Bake Something Great! – 400 Bars, Squares & Cookies
Author: Jill Snider
Publisher: Robert Rose (2011)
I’m a bona fide baker – not only is it my passion to whip up cookies and brownies on the weekends for friends, family, and sometimes complete strangers, but I bring that joy every week to my classroom when I teach Home Economics for grades 1-8. I even trained in baking at one of the renowned Toronto culinary colleges. Suffice it to say, sugar and flour live in my bones. So of course, the possibilities of a cookbook declaring it’s “great” recipes excited me – after all, for me the only thing better than eating baked goodies is actually making them! Jill Snider seems to agree with those of us who are baking-crazy, and penned Bake Something Great! – 400 Bars, Squares & Cookies to prove it.
Bake is packed front to back with recipes designed to suit almost everyone’s tastes. Chapters range from Brownies and Drop Cookies to Nut Bars and Squares and Shaped Cookies and Biscotti. There are even special sections for Cake Mix, Holiday, kid-friendly and “Good for You, Too” treats, and each recipe has a handy tip in the sidebar for success in baking. Many of the recipes also offer variations to try or suggestions for “jazzing up” a baked good as well. Truly novice bakers will appreciate the thorough introduction, including a 6-page primer on “Baking for Success” (p. 6) which covers everything from baking pan composition (shiny vs. dark vs. glass), small appliances like mixers and food processors and parchment paper (indispensable in my kitchen) to the methods of cooling, cutting, storing and freezing. My personal favourite area of this chapter is a chart that details just how many bars or squares you can get out of the most common pan sizes – the multiplication is done for you!

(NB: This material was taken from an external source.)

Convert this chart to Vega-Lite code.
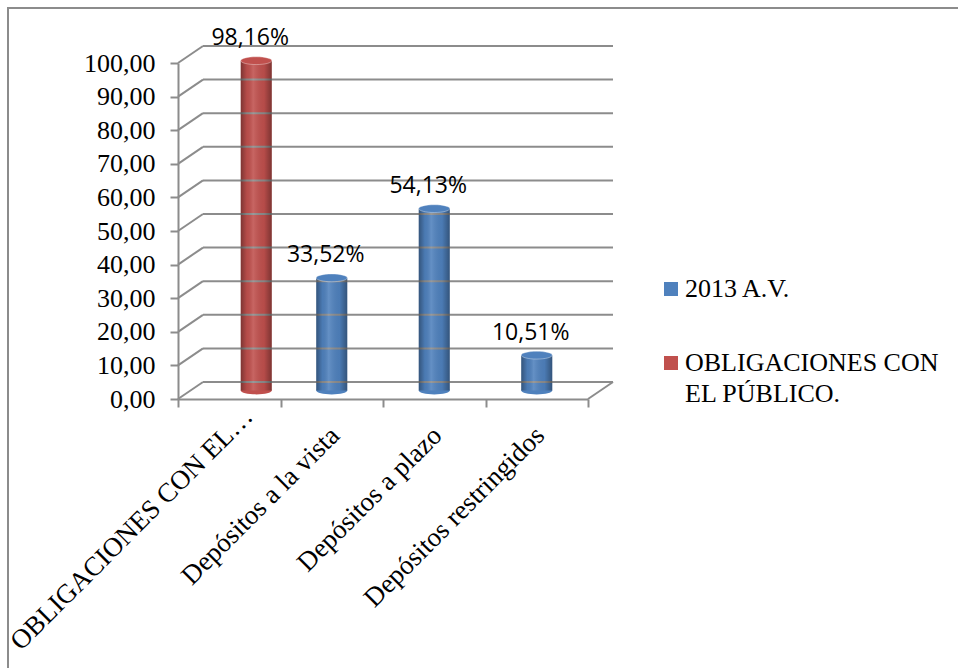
{
  "$schema": "https://vega.github.io/schema/vega-lite/v6.json",
  "width": 952,
  "height": 680,
  "autosize": {"type": "none"},
  "padding": {"left": 8, "top": 8, "right": 0, "bottom": 0},
  "background": "white",
  "config": {
    "view": {"stroke": "#8c8c8c", "strokeWidth": 2},
    "axis": {"grid": false, "title": null},
    "style": {"guide-label": {"lineHeight": 31}}
  },
  "datasets": {
    "barras": [
      {"categoria": "OBLIGACIONES CON EL PÚBLICO.", "serie": "OBLIGACIONES CON EL PÚBLICO.", "valor": 98.16},
      {"categoria": "Depósitos a la vista", "serie": "2013 A.V.", "valor": 33.52},
      {"categoria": "Depósitos a plazo", "serie": "2013 A.V.", "valor": 54.13},
      {"categoria": "Depósitos restringidos", "serie": "2013 A.V.", "valor": 10.51}
    ],
    "grid": [
      {"v": 0}, {"v": 10}, {"v": 20}, {"v": 30}, {"v": 40}, {"v": 50},
      {"v": 60}, {"v": 70}, {"v": 80}, {"v": 90}, {"v": 100}
    ]
  },
  "layer": [
    {
      "data": {"name": "barras"},
      "mark": {"type": "bar", "width": 31, "yOffset": -8.5, "y2Offset": -8.5,
        "xOffset": {"expr": "datum.serie == 'OBLIGACIONES CON EL PÚBLICO.' ? 27 : 0"}},
      "encoding": {
        "x": {
          "field": "categoria", "type": "nominal", "sort": null,
          "scale": {"domain": ["OBLIGACIONES CON EL PÚBLICO.", "Depósitos a la vista", "Depósitos a plazo", "Depósitos restringidos"], "range": [170, 580], "paddingInner": 0, "paddingOuter": 0},
          "axis": {
            "orient": "bottom", "offset": -289, "tickBand": "extent",
            "domainColor": "#8c8c8c", "domainWidth": 2, "tickColor": "#8c8c8c", "tickWidth": 2, "tickSize": 8,
            "labelAngle": -45, "labelAlign": "right", "labelBaseline": "middle",
            "labelFont": "Liberation Serif", "labelFontSize": 27, "labelColor": "black",
            "labelPadding": {"condition": {"test": "datum.value == 'OBLIGACIONES CON EL PÚBLICO.'", "value": 5}, "value": 24},
            "labelOffset": {"condition": {"test": "datum.value == 'OBLIGACIONES CON EL PÚBLICO.'", "value": 19}, "value": 3},
            "labelLimit": 333
          }
        },
        "y": {
          "field": "valor", "type": "quantitative",
          "scale": {"domain": [0, 100], "range": [391, 55], "nice": false, "zero": true},
          "axis": {
            "orient": "left", "offset": -170,
            "values": [0, 10, 20, 30, 40, 50, 60, 70, 80, 90, 100],
            "labelExpr": "replace(format(datum.value, '.2f'), '.', ',')",
            "domainColor": "#8c8c8c", "domainWidth": 2, "tickColor": "#8c8c8c", "tickWidth": 2, "tickSize": 8,
            "labelFont": "Liberation Serif", "labelFontSize": 26, "labelColor": "black", "labelPadding": 15
          }
        },
        "y2": {"datum": 0},
        "color": {
          "field": "serie", "type": "nominal",
          "scale": {"domain": ["2013 A.V.", "OBLIGACIONES CON EL PÚBLICO."], "range": ["#4F81BD", "#C0504D"]},
          "legend": {
            "orient": "none", "legendX": 650, "legendY": 268,
            "title": null, "symbolType": "square", "symbolSize": 196, "symbolStrokeWidth": 0,
            "labelFont": "Liberation Serif", "labelFontSize": 26, "labelColor": "black",
            "labelOffset": 1, "rowPadding": 48, "labelLimit": 400,
            "labelExpr": "datum.label == 'OBLIGACIONES CON EL PÚBLICO.' ? ['OBLIGACIONES CON', 'EL PÚBLICO.'] : datum.label"
          }
        }
      }
    },
    {
      "data": {"name": "grid"},
      "mark": {"type": "rule", "color": "#8c8c8c", "strokeWidth": 2, "xOffset": 25, "x2Offset": 25, "yOffset": -17},
      "encoding": {
        "x": {"datum": "OBLIGACIONES CON EL PÚBLICO.", "type": "nominal", "bandPosition": 0},
        "x2": {"datum": "Depósitos restringidos", "bandPosition": 1},
        "y": {"field": "v", "type": "quantitative"}
      }
    },
    {
      "data": {"name": "grid"},
      "mark": {"type": "rule", "color": "#8c8c8c", "strokeWidth": 2, "x2Offset": 25, "y2Offset": -17},
      "encoding": {
        "x": {"datum": "OBLIGACIONES CON EL PÚBLICO.", "type": "nominal", "bandPosition": 0},
        "x2": {"datum": "OBLIGACIONES CON EL PÚBLICO.", "bandPosition": 0},
        "y": {"field": "v", "type": "quantitative"},
        "y2": {"field": "v"}
      }
    },
    {
      "data": {"name": "grid"},
      "transform": [{"filter": "datum.v == 0"}],
      "mark": {"type": "rule", "color": "#8c8c8c", "strokeWidth": 2, "x2Offset": 25, "y2Offset": -17},
      "encoding": {
        "x": {"datum": "Depósitos restringidos", "type": "nominal", "bandPosition": 1},
        "x2": {"datum": "Depósitos restringidos", "bandPosition": 1},
        "y": {"field": "v", "type": "quantitative"},
        "y2": {"field": "v"}
      }
    },
    {
      "data": {"name": "barras"},
      "mark": {"type": "point", "filled": true, "opacity": 1, "size": 961, "shape": "M-1,0A1,0.25,0,1,0,1,0A1,0.25,0,1,0,-1,0Z", "yOffset": -8.5,
        "xOffset": {"expr": "datum.serie == 'OBLIGACIONES CON EL PÚBLICO.' ? 27 : 0"}},
      "encoding": {
        "x": {"field": "categoria", "type": "nominal", "sort": null},
        "y": {"datum": 0, "type": "quantitative"},
        "color": {"field": "serie", "type": "nominal"}
      }
    },
    {
      "data": {"name": "barras"},
      "mark": {"type": "bar", "width": 31, "yOffset": -8.5, "y2Offset": -8.5,
        "xOffset": {"expr": "datum.serie == 'OBLIGACIONES CON EL PÚBLICO.' ? 27 : 0"},
        "fill": {"gradient": "linear", "x1": 0, "x2": 1, "y1": 0, "y2": 0, "stops": [
          {"offset": 0, "color": "rgba(0,0,0,0.35)"},
          {"offset": 0.2, "color": "rgba(0,0,0,0.05)"},
          {"offset": 0.4, "color": "rgba(255,255,255,0.12)"},
          {"offset": 0.75, "color": "rgba(0,0,0,0.05)"},
          {"offset": 1, "color": "rgba(0,0,0,0.35)"}
        ]}},
      "encoding": {
        "x": {"field": "categoria", "type": "nominal", "sort": null},
        "y": {"field": "valor", "type": "quantitative"},
        "y2": {"datum": 0}
      }
    },
    {
      "data": {"name": "barras"},
      "mark": {"type": "point", "filled": true, "opacity": 1, "size": 961, "shape": "M-1,0A1,0.25,0,1,0,1,0A1,0.25,0,1,0,-1,0Z", "yOffset": -8.5,
        "stroke": "rgba(255,255,255,0.35)", "strokeWidth": 1,
        "xOffset": {"expr": "datum.serie == 'OBLIGACIONES CON EL PÚBLICO.' ? 27 : 0"}},
      "encoding": {
        "x": {"field": "categoria", "type": "nominal", "sort": null},
        "y": {"field": "valor", "type": "quantitative"},
        "color": {"field": "serie", "type": "nominal"}
      }
    },
    {
      "data": {"name": "barras"},
      "mark": {"type": "text", "font": "Open Sans", "fontSize": 23, "color": "black", "align": "center", "baseline": "alphabetic", "dx": -6, "dy": -24,
        "xOffset": {"expr": "datum.serie == 'OBLIGACIONES CON EL PÚBLICO.' ? 27 : 0"},
        "text": {"expr": "replace(format(datum.valor, '.2f'), '.', ',') + '%'"}},
      "encoding": {
        "x": {"field": "categoria", "type": "nominal", "sort": null},
        "y": {"field": "valor", "type": "quantitative"}
      }
    }
  ]
}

With such a strong introduction, and being packed with full-colour photographs, I couldn’t wait to see what I could make. I started with Classic Peanut Butter Cookies (p. 342) – which definitely had more ingredients than the classic, back-of-the-jar one I’m used to but also had the added interest of chopped peanuts in the dough. While I liked the flavour the cookies had, they were too sweet for my taste, spread a fair bit and also left a greasy mouthfeel. If I was to make these again, I would drastically reduce the butter and cut the granulated sugar in half, possibly cutting both sugars in half if I used honey-roasted nuts as well. The cinnamon seemed out-of-place here as well, but that could be personal preference.
Next, I went for one of my personal favourites from childhood – Fabulous Fig Bars (p. 200). Encouraged by the photo (featuring equal thicknesses of cookie and fig layers) I set out creating them. However, the ingredient amounts for the cookie component did not yield nearly enough dough for a bottom and top crust, even when I rolled it thinner than the photo showed. It was also very hard to work with – dry and crumbly, not so much a cookie dough as a crumb topping – and I needed to add milk to the recipe to get it to come together. Later, I made a second batch (doubling the crust mixture, reducing the total sugar to ¾ cup and adding about 3-4 tablespoons of milk) which fared much better. Again, the flavours were present, but overall the experience was disappointing.
|Judie’s Chocolate Chip Cookies (p. 359)|
While I’m not sure my experiences mimic every recipe in the book, I can say that from my perspective Snider needs to go back to the testing kitchen and rework many of the formulae in Bake Something Great! – 400 Bars, Squares & Cookies. As a cookbook seemingly designed for all bakers, including beginners, the amount of modification necessary to make the recipes “work” seems to be a bit much. Regretfully, I will go back to baking up my own recipes and leave this book on the shelf.